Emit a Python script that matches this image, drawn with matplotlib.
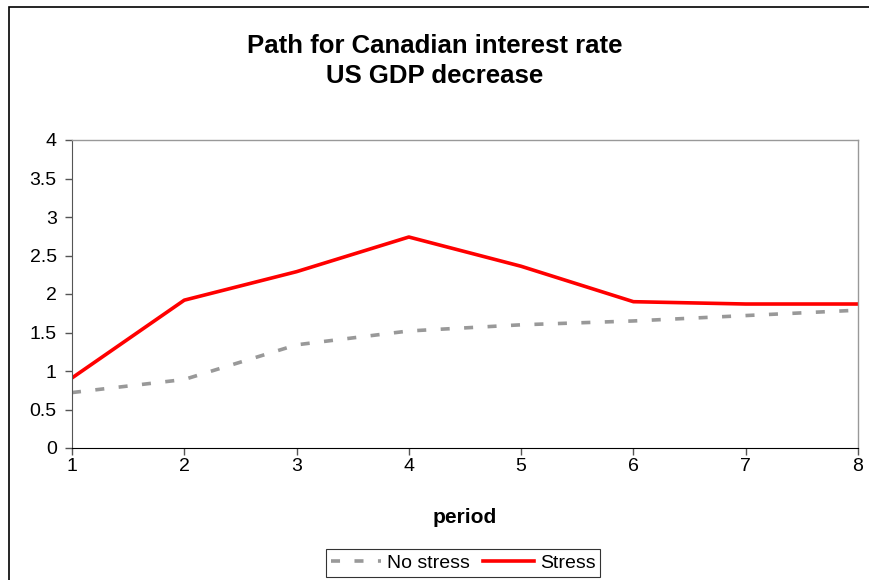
import matplotlib.pyplot as plt
from matplotlib.patches import Rectangle

plt.rcParams['font.family'] = ['Liberation Sans', 'DejaVu Sans']

periods = [1, 2, 3, 4, 5, 6, 7, 8]
no_stress = [0.72, 0.89, 1.34, 1.52, 1.60, 1.65, 1.72, 1.79]
stress = [0.91, 1.92, 2.29, 2.74, 2.36, 1.90, 1.87, 1.87]
y_ticks = [0, 0.5, 1, 1.5, 2, 2.5, 3, 3.5, 4]
y_labels = ['0', '0.5', '1', '1.5', '2', '2.5', '3', '3.5', '4']

fig = plt.figure(figsize=(8.7, 5.8), dpi=100)
# outer chart frame (cut off at right/bottom like the original)
fig.patches.append(Rectangle((9 / 870, -0.05), 1.2, 1 - 7 / 580 + 0.05,
                             transform=fig.transFigure, fill=False,
                             edgecolor='black', linewidth=1.2))

ax = fig.add_axes([72 / 870, 1 - 448 / 580, (858 - 72) / 870, (448 - 140) / 580])

ax.plot(periods, no_stress, color='#999999', linewidth=2.6, dashes=(2.5, 4),
        label='No stress')
ax.plot(periods, stress, color='#ff0000', linewidth=2.6, label='Stress')

ax.set_xlim(1, 8)
ax.set_ylim(0, 4)
ax.set_xticks(periods)
ax.set_yticks(y_ticks)
ax.set_yticklabels(y_labels)
ax.tick_params(labelsize=14, length=5, width=1, direction='out',
               colors='#555555', labelcolor='black')
ax.tick_params(axis='y', pad=6)
ax.tick_params(axis='x', pad=2)

for side in ['top', 'right']:
    ax.spines[side].set_color('#999999')
    ax.spines[side].set_linewidth(1)
ax.spines['left'].set_color('#555555')
ax.spines['bottom'].set_color('black')

ax.set_xlabel('period', fontsize=15, fontweight='bold', labelpad=24)

fig.text(0.5, 1 - 61 / 580, 'Path for Canadian interest rate\nUS GDP decrease',
         ha='center', va='center', fontsize=18.5, fontweight='bold',
         linespacing=1.35)

leg = fig.legend(loc='center', bbox_to_anchor=(463 / 870, 1 - 563 / 580),
                 ncol=2, fontsize=14, frameon=True, fancybox=False,
                 edgecolor='black', handlelength=2.6, handletextpad=0.3,
                 columnspacing=0.7, borderpad=0.25, borderaxespad=0)
leg.get_frame().set_linewidth(0.8)

fig.savefig('out.png', dpi=100)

**********

Stated goal
Copy each line of the listing that contains the string "matplotlib".

Task output
Emit a Python script that matches this image, drawn with matplotlib.
import matplotlib.pyplot as plt
from matplotlib.patches import Rectangle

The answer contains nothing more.